(Charts and diagrams as code)
* * * * *
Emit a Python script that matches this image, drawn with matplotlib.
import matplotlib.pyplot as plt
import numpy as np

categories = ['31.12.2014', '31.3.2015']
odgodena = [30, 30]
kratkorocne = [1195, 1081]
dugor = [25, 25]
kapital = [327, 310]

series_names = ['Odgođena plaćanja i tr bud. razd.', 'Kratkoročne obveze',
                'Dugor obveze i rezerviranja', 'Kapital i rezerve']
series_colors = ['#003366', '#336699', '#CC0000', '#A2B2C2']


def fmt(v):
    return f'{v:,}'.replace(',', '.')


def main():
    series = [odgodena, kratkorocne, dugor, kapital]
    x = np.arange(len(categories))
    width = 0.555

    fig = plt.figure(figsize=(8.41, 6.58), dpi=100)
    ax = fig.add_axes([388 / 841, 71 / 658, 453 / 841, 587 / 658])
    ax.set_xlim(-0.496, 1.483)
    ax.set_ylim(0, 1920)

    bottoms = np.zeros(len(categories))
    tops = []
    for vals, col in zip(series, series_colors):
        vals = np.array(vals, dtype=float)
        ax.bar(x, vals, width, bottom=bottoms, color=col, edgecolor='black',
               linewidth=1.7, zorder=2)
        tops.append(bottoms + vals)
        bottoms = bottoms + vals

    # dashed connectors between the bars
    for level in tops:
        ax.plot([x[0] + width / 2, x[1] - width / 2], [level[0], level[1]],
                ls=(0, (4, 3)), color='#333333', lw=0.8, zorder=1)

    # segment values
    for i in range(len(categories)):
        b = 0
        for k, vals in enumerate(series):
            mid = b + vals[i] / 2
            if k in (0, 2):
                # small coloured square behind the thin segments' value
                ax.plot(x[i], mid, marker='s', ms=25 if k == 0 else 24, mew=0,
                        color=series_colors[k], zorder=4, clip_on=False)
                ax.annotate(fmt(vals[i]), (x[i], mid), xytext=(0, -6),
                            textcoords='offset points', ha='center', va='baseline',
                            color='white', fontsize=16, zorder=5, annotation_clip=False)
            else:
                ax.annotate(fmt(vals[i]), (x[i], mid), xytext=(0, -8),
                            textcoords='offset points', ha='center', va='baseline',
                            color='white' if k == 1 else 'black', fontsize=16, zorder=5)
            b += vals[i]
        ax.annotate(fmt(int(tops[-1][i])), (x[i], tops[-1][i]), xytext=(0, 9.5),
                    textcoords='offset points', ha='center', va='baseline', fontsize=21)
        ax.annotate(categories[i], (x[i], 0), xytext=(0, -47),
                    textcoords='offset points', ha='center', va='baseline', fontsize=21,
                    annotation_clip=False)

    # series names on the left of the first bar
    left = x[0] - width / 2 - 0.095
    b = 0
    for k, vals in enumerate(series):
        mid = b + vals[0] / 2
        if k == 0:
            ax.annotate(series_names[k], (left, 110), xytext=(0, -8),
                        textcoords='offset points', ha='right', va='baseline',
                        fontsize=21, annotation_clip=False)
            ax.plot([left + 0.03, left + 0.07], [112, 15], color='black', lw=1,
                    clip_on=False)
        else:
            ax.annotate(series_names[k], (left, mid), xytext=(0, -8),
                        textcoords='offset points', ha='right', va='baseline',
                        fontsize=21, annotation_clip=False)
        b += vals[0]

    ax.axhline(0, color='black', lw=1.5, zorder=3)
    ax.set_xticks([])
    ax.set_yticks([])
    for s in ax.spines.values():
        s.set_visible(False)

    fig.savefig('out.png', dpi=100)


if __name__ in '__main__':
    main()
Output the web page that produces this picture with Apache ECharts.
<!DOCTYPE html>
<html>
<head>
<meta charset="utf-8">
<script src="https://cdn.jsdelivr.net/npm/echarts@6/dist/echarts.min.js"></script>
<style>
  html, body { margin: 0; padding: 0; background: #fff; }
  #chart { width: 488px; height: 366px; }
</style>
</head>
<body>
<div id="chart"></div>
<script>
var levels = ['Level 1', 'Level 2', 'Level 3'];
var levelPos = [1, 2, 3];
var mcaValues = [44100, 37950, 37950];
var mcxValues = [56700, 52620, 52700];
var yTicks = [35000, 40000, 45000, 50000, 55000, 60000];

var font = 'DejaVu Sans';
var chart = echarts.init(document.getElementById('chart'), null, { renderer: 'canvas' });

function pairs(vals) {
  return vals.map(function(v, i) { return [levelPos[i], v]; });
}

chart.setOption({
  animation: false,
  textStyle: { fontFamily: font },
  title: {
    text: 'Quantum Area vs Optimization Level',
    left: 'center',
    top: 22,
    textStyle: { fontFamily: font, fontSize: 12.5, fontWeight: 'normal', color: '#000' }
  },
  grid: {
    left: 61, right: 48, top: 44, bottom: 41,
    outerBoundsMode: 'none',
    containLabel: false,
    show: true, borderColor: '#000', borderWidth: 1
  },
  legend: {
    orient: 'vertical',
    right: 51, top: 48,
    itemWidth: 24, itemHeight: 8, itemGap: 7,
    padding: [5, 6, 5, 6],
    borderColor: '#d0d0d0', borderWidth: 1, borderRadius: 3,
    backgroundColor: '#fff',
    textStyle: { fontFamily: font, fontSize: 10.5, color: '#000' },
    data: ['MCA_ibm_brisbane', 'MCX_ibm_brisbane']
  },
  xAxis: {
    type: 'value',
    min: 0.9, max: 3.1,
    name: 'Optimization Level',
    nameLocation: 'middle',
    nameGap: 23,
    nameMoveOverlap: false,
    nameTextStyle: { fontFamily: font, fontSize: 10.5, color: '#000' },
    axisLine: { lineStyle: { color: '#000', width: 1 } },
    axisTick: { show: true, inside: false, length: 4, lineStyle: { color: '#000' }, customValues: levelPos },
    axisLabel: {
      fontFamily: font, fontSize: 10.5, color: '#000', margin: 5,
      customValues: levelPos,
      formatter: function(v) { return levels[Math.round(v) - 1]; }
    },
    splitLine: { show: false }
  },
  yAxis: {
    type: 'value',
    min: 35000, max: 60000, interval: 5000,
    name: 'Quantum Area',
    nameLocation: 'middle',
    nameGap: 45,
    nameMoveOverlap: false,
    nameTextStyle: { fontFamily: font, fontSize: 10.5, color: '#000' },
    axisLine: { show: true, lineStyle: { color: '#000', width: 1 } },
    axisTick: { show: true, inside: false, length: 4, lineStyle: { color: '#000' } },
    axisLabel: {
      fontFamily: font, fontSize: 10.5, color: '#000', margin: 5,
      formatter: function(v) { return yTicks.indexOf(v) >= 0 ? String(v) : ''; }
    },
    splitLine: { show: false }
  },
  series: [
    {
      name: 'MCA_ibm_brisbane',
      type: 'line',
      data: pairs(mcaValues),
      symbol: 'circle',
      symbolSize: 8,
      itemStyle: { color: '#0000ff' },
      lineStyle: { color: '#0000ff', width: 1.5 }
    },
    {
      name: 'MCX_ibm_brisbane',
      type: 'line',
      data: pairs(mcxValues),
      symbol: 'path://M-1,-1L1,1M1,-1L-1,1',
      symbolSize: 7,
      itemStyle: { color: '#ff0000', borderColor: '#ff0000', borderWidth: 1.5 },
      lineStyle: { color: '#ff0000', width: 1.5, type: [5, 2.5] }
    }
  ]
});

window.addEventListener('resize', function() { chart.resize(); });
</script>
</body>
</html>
* * * * *
*EXERCISE GOAL*
Find every line in the records above that holds the word "script", and copy each one.

*OUTPUT OF THE TASK*
Emit a Python script that matches this image, drawn with matplotlib.
<script src="https://cdn.jsdelivr.net/npm/echarts@6/dist/echarts.min.js"></script>
<script>
</script>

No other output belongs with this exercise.